→ **REQUIREMENT**
Each line from the start of the records below through the line that contains "Sans Condensed, Liberation" should be printed exactly. Pictures are omitted.

= = = = =

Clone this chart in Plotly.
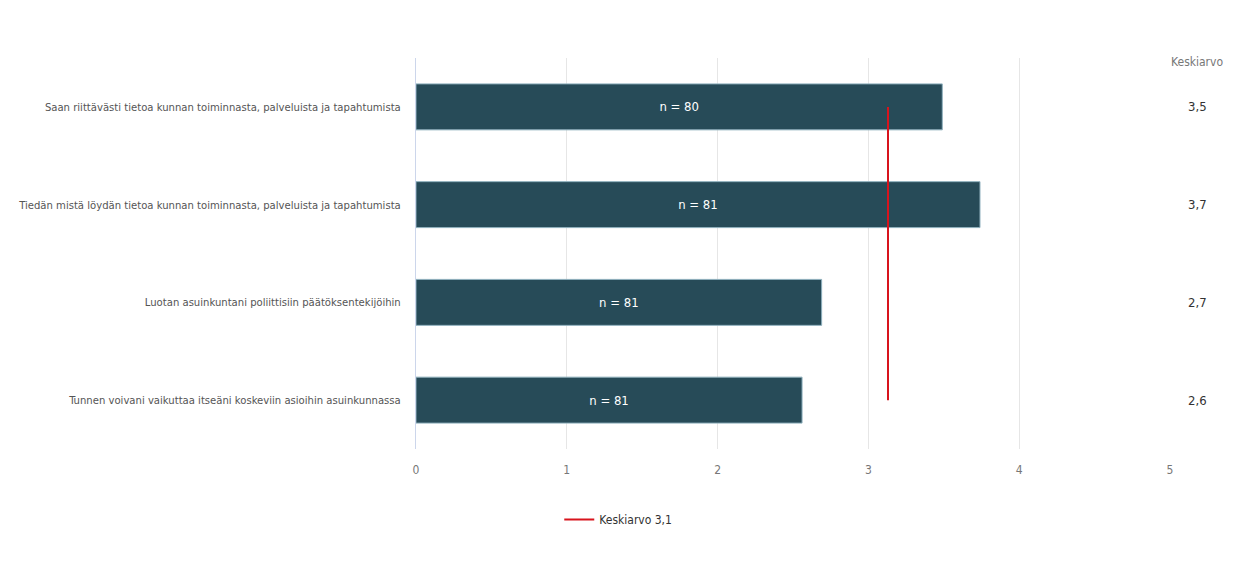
import plotly.graph_objects as go

categories = [
    "Saan riittävästi tietoa kunnan toiminnasta, palveluista ja tapahtumista",
    "Tiedän mistä löydän tietoa kunnan toiminnasta, palveluista ja tapahtumista",
    "Luotan asuinkuntani poliittisiin päätöksentekijöihin",
    "Tunnen voivani vaikuttaa itseäni koskeviin asioihin asuinkunnassa",
]
means = [3.49, 3.74, 2.69, 2.56]
n_counts = [80, 81, 81, 81]
overall_mean = 3.13
x_ticks = [0, 1, 2, 3, 4, 5]

FONT = "DejaVu Sans Condensed, Liberation Sans Narrow, sans-serif"

fig = go.Figure()
fig.add_trace(go.Bar(
    y=categories, x=means, orientation="h",
    marker=dict(color="#274b58", line=dict(color="#8fb0bd", width=1)),
    width=0.47,
    text=[f"n = {n}" for n in n_counts],
    textposition="inside", insidetextanchor="middle",
    textfont=dict(color="white", size=13, family=FONT),
    showlegend=False, hoverinfo="skip",
))
fig.add_trace(go.Scatter(
    x=[overall_mean, overall_mean], y=[categories[0], categories[-1]],
    mode="lines", line=dict(color="#d8141d", width=2),
    name=f"Keskiarvo {overall_mean:.1f}".replace(".", ","),
    showlegend=True, hoverinfo="skip",
))

annotations = [dict(
    x=1.036, y=0.99, xref="paper", yref="paper", text="Keskiarvo", showarrow=False,
    font=dict(size=12, color="#777777", family=FONT), xanchor="center", yanchor="middle",
)]
for c, m in zip(categories, means):
    annotations.append(dict(
        x=1.036, y=c, xref="paper", yref="y", text=f"{m:.1f}".replace(".", ","),
        showarrow=False, font=dict(size=13, color="#333333", family=FONT),
        xanchor="center", yanchor="middle",
    ))

fig.update_layout(
    width=1243, height=561,
    margin=dict(l=408, r=81, t=50, b=120),
    plot_bgcolor="white", paper_bgcolor="white",
    font=dict(family=FONT, size=11.2, color="#555555"),
    xaxis=dict(
        range=[0, 5], tickvals=x_ticks, ticktext=[str(t) for t in x_ticks],
        showgrid=True, gridcolor="#e6e6e6", gridwidth=1,
        zeroline=False, showline=False, automargin=False,
        tickfont=dict(size=12, color="#777777", family=FONT),
        ticklabelstandoff=12,
    ),
    yaxis=dict(
        range=[3.5, -0.5], showgrid=False, zeroline=False,
        showline=True, linecolor="#ccd6eb", linewidth=1, automargin=False,
        tickfont=dict(size=11.2, color="#555555", family=FONT),
        ticklabelstandoff=12,
    ),
    legend=dict(
        orientation="h", x=0.19, y=-0.18, xanchor="left", yanchor="middle",
        font=dict(size=12, color="#333333", family=FONT),
    ),
    annotations=annotations,
)

fig.write_html("out.html")
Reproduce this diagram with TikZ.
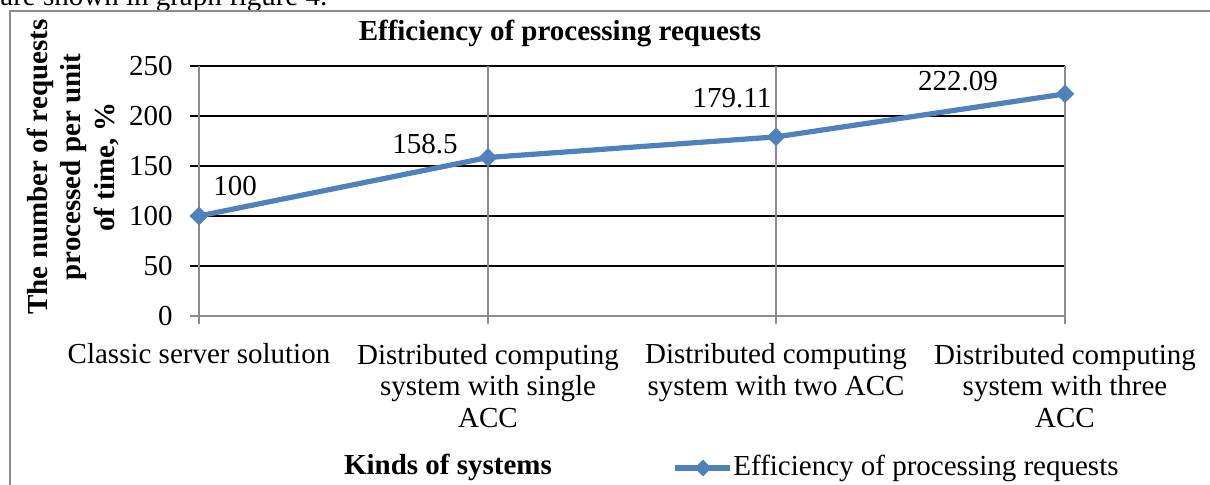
\documentclass[tikz,border=0pt]{standalone}
\usepackage{fontspec}
\setmainfont{Liberation Serif}
\usetikzlibrary{shapes.geometric}
\definecolor{serblue}{HTML}{4F81BD}
\definecolor{axgray}{HTML}{8C8C8C}
\begin{document}
\begin{tikzpicture}[x=0.5pt,y=-0.5pt,
  txt/.style={inner sep=0pt,font=\fontsize{14.5}{15.75}\selectfont},
  btxt/.style={inner sep=0pt,font=\fontsize{14.5}{15.75}\selectfont\bfseries},
  cat/.style={txt,align=center},
  grid/.style={line width=0.75pt,black},
  axis/.style={line width=0.75pt,axgray},
  series/.style={line width=2.6pt,serblue,line join=round},
  marker/.style={diamond,fill=serblue,draw=none,inner sep=0pt,minimum width=9.5pt,minimum height=9.5pt},
  lmarker/.style={diamond,fill=serblue,draw=none,inner sep=0pt,minimum width=8.5pt,minimum height=8.5pt}]
\useasboundingbox (0,0) rectangle (1210,485);
\fill[white] (0,0) rectangle (1210,485);
% cut-off body text
\node[txt,anchor=base west] (bodytext) at (0,6) {are shown in graph figure 4.};
% frame
\draw[axis] (10,485) -- (10,11) -- (1210,11);
% title
\node[btxt] (title) at (560,33) {Efficiency of processing requests};
% horizontal gridlines
\foreach \v in {50,100,150,200,250}{
  \draw[grid] (190,{316-\v}) -- (1065,{316-\v});
  \node[txt,anchor=east] (yl\v) at (173,{316-\v}) {\v};
}
\node[txt,anchor=east] (yl0) at (173,316) {0};
% vertical gridlines and axes
\draw[axis] (488,66) -- (488,324);
\draw[axis] (776,66) -- (776,324);
\draw[axis] (1065,66) -- (1065,324);
\draw[axis] (199,66) -- (199,324);
\draw[axis] (190,316) -- (1065,316);
% y axis title
\node[btxt,align=center,rotate=90,font=\fontsize{14.5}{16.8}\selectfont\bfseries] (ytitle) at (73,167)
  {The number of requests\\processed per unit\\of time, \%};
% category labels
\node[cat] (c1) at (199,354) {Classic server solution};
\node[cat] (c2) at (488,386) {Distributed computing\\system with single\\ACC};
\node[cat] (c3) at (776,372.5) {Distributed computing\\system with two ACC};
\node[cat] (c4) at (1065,386) {Distributed computing\\system with three\\ACC};
% series
\coordinate (p1) at (199,216);
\coordinate (p2) at (488,157.5);
\coordinate (p3) at (776,136.9);
\coordinate (p4) at (1065,93.9);
\draw[series] (p1) -- (p2) -- (p3) -- (p4);
\foreach \p in {p1,p2,p3,p4}{\node[marker] (m\p) at (\p) {};}
% data labels
\node[txt] (d1) at (235,186) {100};
\node[txt] (d2) at (425,144) {158.5};
\node[txt] (d3) at (732,98) {179.11};
\node[txt] (d4) at (958,81) {222.09};
% x axis title
\node[btxt] (xtitle) at (448,467) {Kinds of systems};
% legend
\coordinate (la) at (675,468);
\coordinate (lb) at (730,468);
\draw[series] (la) -- (lb);
\node[lmarker] (lm) at (703,468) {};
\node[txt,anchor=west] (ltext) at (733,468) {Efficiency of processing requests};
\end{tikzpicture}
\end{document}
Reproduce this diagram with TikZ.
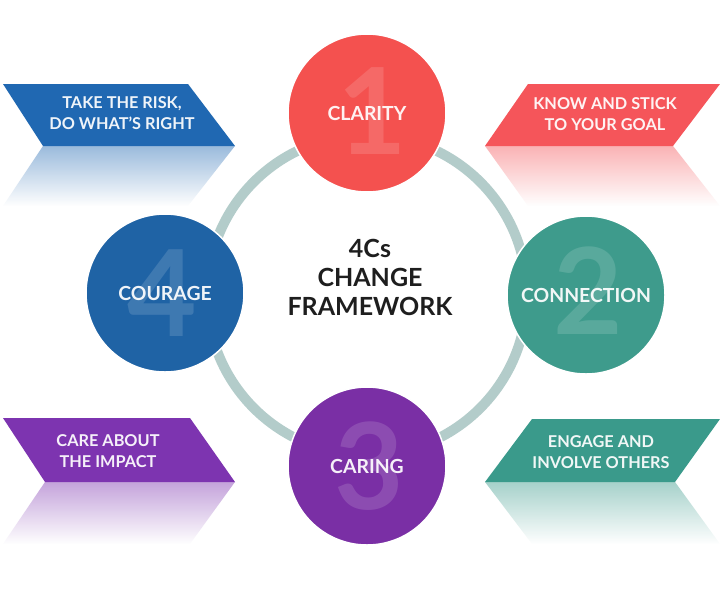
\documentclass[tikz,border=0pt]{standalone}
\usepackage{fontspec}
\setmainfont{Lato}
\usetikzlibrary{fadings}
\definecolor{cred}{HTML}{F4514F}
\definecolor{bred}{HTML}{F5555A}
\definecolor{cteal}{HTML}{3E9B8C}
\definecolor{bteal}{HTML}{3A9A8B}
\definecolor{cpurple}{HTML}{7A2FA5}
\definecolor{bpurple}{HTML}{7D34B0}
\definecolor{cblue}{HTML}{1F63A5}
\definecolor{bblue}{HTML}{2068B2}
\definecolor{ringc}{HTML}{B3CCCA}
\definecolor{titlec}{HTML}{1E1E1E}
\tikzfading[name=reflfade, top color=transparent!55, bottom color=transparent!100]
\tikzset{
  bubble/.style={circle, minimum size=158pt, inner sep=0pt, draw=white, line width=1.5pt},
  bignum/.style={text=white, text opacity=0.14, font=\bfseries\fontsize{120}{120}\selectfont, inner sep=0pt},
  clabel/.style={text=white, text opacity=0.93, font=\bfseries\fontsize{19.4}{21}\selectfont, inner sep=0pt},
  btext/.style={text=white, text opacity=0.93, font=\bfseries\fontsize{16.3}{21.5}\selectfont, align=center, inner sep=0pt},
  ttext/.style={text=titlec, font=\bfseries\fontsize{25}{29}\selectfont, align=center, inner sep=0pt},
  refl/.style={path fading=reflfade}
}
\begin{document}
\begin{tikzpicture}[x=1pt,y=-1pt]
\useasboundingbox (0,0) rectangle (720,611);
\fill[white] (0,0) rectangle (720,611);

% ring
\coordinate (rc) at (367,295);
\draw[ringc, line width=10pt] (rc) circle[radius=160];

% banners
\fill[bblue] (3,84) -- (188,84) -- (235,146) -- (43,146) -- cycle;
\fill[bblue, refl] (43,146) -- (235,146) -- (188,206) -- (3,206) -- cycle;
\node[btext] (b1) at (122,113) {TAKE THE RISK,\\DO WHAT’S RIGHT};

\fill[bred] (528,84) -- (720,84) -- (673,146) -- (485,146) -- cycle;
\fill[bred, refl] (485,146) -- (673,146) -- (720,206) -- (528,206) -- cycle;
\node[btext] (b2) at (605,114) {KNOW AND STICK\\TO YOUR GOAL};

\fill[bpurple] (3,418) -- (190,418) -- (235,482) -- (45,482) -- cycle;
\fill[bpurple, refl] (45,482) -- (235,482) -- (190,544) -- (3,544) -- cycle;
\node[btext] (b3) at (108,451) {CARE ABOUT\\THE IMPACT};

\fill[bteal] (532,419) -- (720,419) -- (675,482) -- (485,482) -- cycle;
\fill[bteal, refl] (485,482) -- (675,482) -- (720,544) -- (532,544) -- cycle;
\node[btext] (b4) at (601,452) {ENGAGE AND\\INVOLVE OTHERS};

% circles
\node[bubble, fill=cred] (clarity) at (367,113) {};
\node[bignum] (n1) at (372,111) {1};
\node[clabel] (l1) at (clarity) {CLARITY};

\node[bubble, fill=cteal] (connection) at (586,295) {};
\node[bignum] (n2) at (588,291) {2};
\node[clabel] (l2) at (connection) {CONNECTION};

\node[bubble, fill=cpurple] (caring) at (367,466) {};
\node[bignum] (n3) at (369,466) {3};
\node[clabel] (l3) at (caring) {CARING};

\node[bubble, fill=cblue] (courage) at (165,293) {};
\node[bignum] (n4) at (162,293) {4};
\node[clabel] (l4) at (courage) {COURAGE};

% title
\node[ttext] (title) at (370,277) {4Cs\\CHANGE\\FRAMEWORK};
\end{tikzpicture}
\end{document}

= = = = =

→ **CORRECT RESPONSE**
Clone this chart in Plotly.
import plotly.graph_objects as go

categories = [
    "Saan riittävästi tietoa kunnan toiminnasta, palveluista ja tapahtumista",
    "Tiedän mistä löydän tietoa kunnan toiminnasta, palveluista ja tapahtumista",
    "Luotan asuinkuntani poliittisiin päätöksentekijöihin",
    "Tunnen voivani vaikuttaa itseäni koskeviin asioihin asuinkunnassa",
]
means = [3.49, 3.74, 2.69, 2.56]
n_counts = [80, 81, 81, 81]
overall_mean = 3.13
x_ticks = [0, 1, 2, 3, 4, 5]

FONT = "DejaVu Sans Condensed, Liberation Sans Narrow, sans-serif"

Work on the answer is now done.